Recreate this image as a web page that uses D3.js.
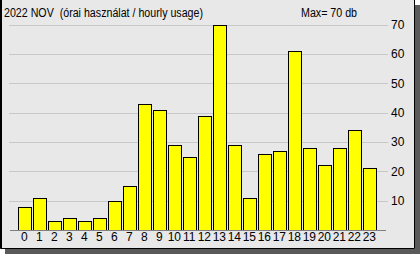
<!DOCTYPE html>
<html>
<head>
<meta charset="utf-8">
<script src="https://cdn.jsdelivr.net/npm/d3@7"></script>
<style>
  body { margin: 0; background: #ffffff; }
  svg { display: block; font-family: "Liberation Sans", Arial, sans-serif; }
</style>
</head>
<body>
<div id="chart-area"></div>
<script>
const hours = d3.range(0, 24).map(String);
const usage = [8, 11, 3, 4, 3, 4, 10, 15, 43, 41, 29, 25, 39, 70, 29, 11, 26, 27, 61, 28, 22, 28, 34, 21];
const yTicks = [10, 20, 30, 40, 50, 60, 70];
const titleText = "2022 NOV  (órai használat / hourly usage)";
const maxText = "Max= 70 db";

const drawGraph = () => {
  const width = 420;
  const height = 254;

  const svg = d3.select("#chart-area")
                .append("svg")
                .attr("width", width)
                .attr("height", height);

  // shadow + panel
  svg.append("rect")
     .attr("x", 5).attr("y", 5)
     .attr("width", 415).attr("height", 249)
     .attr("fill", "#5a5a5a");

  svg.append("rect")
     .attr("x", 0).attr("y", 0)
     .attr("width", 415).attr("height", 249)
     .attr("fill", "#e8e8e8");

  svg.append("path")
     .attr("d", "M0.5,0 V248.5 H414.5 V0")
     .attr("fill", "none")
     .attr("stroke", "#000")
     .attr("stroke-width", 1);
  svg.append("line")
     .attr("x1", 1.5).attr("x2", 1.5).attr("y1", 0).attr("y2", 248)
     .attr("stroke", "#000");

  const x = d3.scaleBand()
              .domain(hours)
              .range([18, 375.6])
              .paddingInner(0.16)
              .paddingOuter(0);

  const y = d3.scaleLinear()
              .domain([0, 70])
              .range([230, 24.5]);

  // gridlines + right labels
  const axisY = d3.axisRight(y)
                  .tickValues(yTicks)
                  .tickSize(-(388 - 9))
                  .tickPadding(3);

  const gy = svg.append("g")
                .attr("transform", "translate(388,0)")
                .call(axisY);
  gy.select(".domain").remove();
  gy.selectAll(".tick line")
    .attr("stroke", "#c8c8c8")
    .attr("shape-rendering", "crispEdges");
  gy.selectAll(".tick text")
    .attr("fill", "#000")
    .attr("font-size", 12)
    .attr("font-family", "Liberation Sans, Arial, sans-serif");

  // bars
  svg.append("g")
     .selectAll("rect")
     .data(usage)
     .enter()
     .append("rect")
     .attr("x", (d, i) => Math.round(x(hours[i])) + 0.5)
     .attr("y", d => Math.round(y(d)) + 0.5)
     .attr("width", Math.round(x.bandwidth()))
     .attr("height", d => Math.round(y(0)) - Math.round(y(d)))
     .attr("fill", "#ffff00")
     .attr("stroke", "#000")
     .attr("stroke-width", 1);

  // baseline
  svg.append("line")
     .attr("x1", 10).attr("x2", 386)
     .attr("y1", 230.5).attr("y2", 230.5)
     .attr("stroke", "#808080");

  // x labels
  const axisX = d3.axisBottom(x).tickSize(0).tickPadding(0);
  const gx = svg.append("g")
                .attr("transform", "translate(0,232)")
                .call(axisX);
  gx.select(".domain").remove();
  gx.selectAll(".tick text")
    .attr("fill", "#000")
    .attr("font-size", 12)
    .attr("dy", "0.71em")
    .attr("font-family", "Liberation Sans, Arial, sans-serif");

  svg.append("text")
     .attr("x", 4)
     .attr("y", 17)
     .attr("font-size", 12)
     .style("white-space", "pre")
     .attr("textLength", 199)
     .attr("lengthAdjust", "spacingAndGlyphs")
     .text(titleText);

  svg.append("text")
     .attr("x", 301)
     .attr("y", 17)
     .attr("font-size", 12)
     .attr("textLength", 56)
     .attr("lengthAdjust", "spacingAndGlyphs")
     .text(maxText);
};

drawGraph();
</script>
</body>
</html>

#####

▸ **YOUR INSTRUCTIONS**: Copy the material exactly. Do not include the pictures.

▸ **EXERCISE ANSWER**:
Recreate this image as a web page that uses D3.js.
<!DOCTYPE html>
<html>
<head>
<meta charset="utf-8">
<script src="https://cdn.jsdelivr.net/npm/d3@7"></script>
<style>
  body { margin: 0; background: #ffffff; }
  svg { display: block; font-family: "Liberation Sans", Arial, sans-serif; }
</style>
</head>
<body>
<div id="chart-area"></div>
<script>
const hours = d3.range(0, 24).map(String);
const usage = [8, 11, 3, 4, 3, 4, 10, 15, 43, 41, 29, 25, 39, 70, 29, 11, 26, 27, 61, 28, 22, 28, 34, 21];
const yTicks = [10, 20, 30, 40, 50, 60, 70];
const titleText = "2022 NOV  (órai használat / hourly usage)";
const maxText = "Max= 70 db";

const drawGraph = () => {
  const width = 420;
  const height = 254;

  const svg = d3.select("#chart-area")
                .append("svg")
                .attr("width", width)
                .attr("height", height);

  // shadow + panel
  svg.append("rect")
     .attr("x", 5).attr("y", 5)
     .attr("width", 415).attr("height", 249)
     .attr("fill", "#5a5a5a");

  svg.append("rect")
     .attr("x", 0).attr("y", 0)
     .attr("width", 415).attr("height", 249)
     .attr("fill", "#e8e8e8");

  svg.append("path")
     .attr("d", "M0.5,0 V248.5 H414.5 V0")
     .attr("fill", "none")
     .attr("stroke", "#000")
     .attr("stroke-width", 1);
  svg.append("line")
     .attr("x1", 1.5).attr("x2", 1.5).attr("y1", 0).attr("y2", 248)
     .attr("stroke", "#000");

  const x = d3.scaleBand()
              .domain(hours)
              .range([18, 375.6])
              .paddingInner(0.16)
              .paddingOuter(0);

  const y = d3.scaleLinear()
              .domain([0, 70])
              .range([230, 24.5]);

  // gridlines + right labels
  const axisY = d3.axisRight(y)
                  .tickValues(yTicks)
                  .tickSize(-(388 - 9))
                  .tickPadding(3);

  const gy = svg.append("g")
                .attr("transform", "translate(388,0)")
                .call(axisY);
  gy.select(".domain").remove();
  gy.selectAll(".tick line")
    .attr("stroke", "#c8c8c8")
    .attr("shape-rendering", "crispEdges");
  gy.selectAll(".tick text")
    .attr("fill", "#000")
    .attr("font-size", 12)
    .attr("font-family", "Liberation Sans, Arial, sans-serif");

  // bars
  svg.append("g")
     .selectAll("rect")
     .data(usage)
     .enter()
     .append("rect")
     .attr("x", (d, i) => Math.round(x(hours[i])) + 0.5)
     .attr("y", d => Math.round(y(d)) + 0.5)
     .attr("width", Math.round(x.bandwidth()))
     .attr("height", d => Math.round(y(0)) - Math.round(y(d)))
     .attr("fill", "#ffff00")
     .attr("stroke", "#000")
     .attr("stroke-width", 1);

  // baseline
  svg.append("line")
     .attr("x1", 10).attr("x2", 386)
     .attr("y1", 230.5).attr("y2", 230.5)
     .attr("stroke", "#808080");

  // x labels
  const axisX = d3.axisBottom(x).tickSize(0).tickPadding(0);
  const gx = svg.append("g")
                .attr("transform", "translate(0,232)")
                .call(axisX);
  gx.select(".domain").remove();
  gx.selectAll(".tick text")
    .attr("fill", "#000")
    .attr("font-size", 12)
    .attr("dy", "0.71em")
    .attr("font-family", "Liberation Sans, Arial, sans-serif");

  svg.append("text")
     .attr("x", 4)
     .attr("y", 17)
     .attr("font-size", 12)
     .style("white-space", "pre")
     .attr("textLength", 199)
     .attr("lengthAdjust", "spacingAndGlyphs")
     .text(titleText);

  svg.append("text")
     .attr("x", 301)
     .attr("y", 17)
     .attr("font-size", 12)
     .attr("textLength", 56)
     .attr("lengthAdjust", "spacingAndGlyphs")
     .text(maxText);
};

drawGraph();
</script>
</body>
</html>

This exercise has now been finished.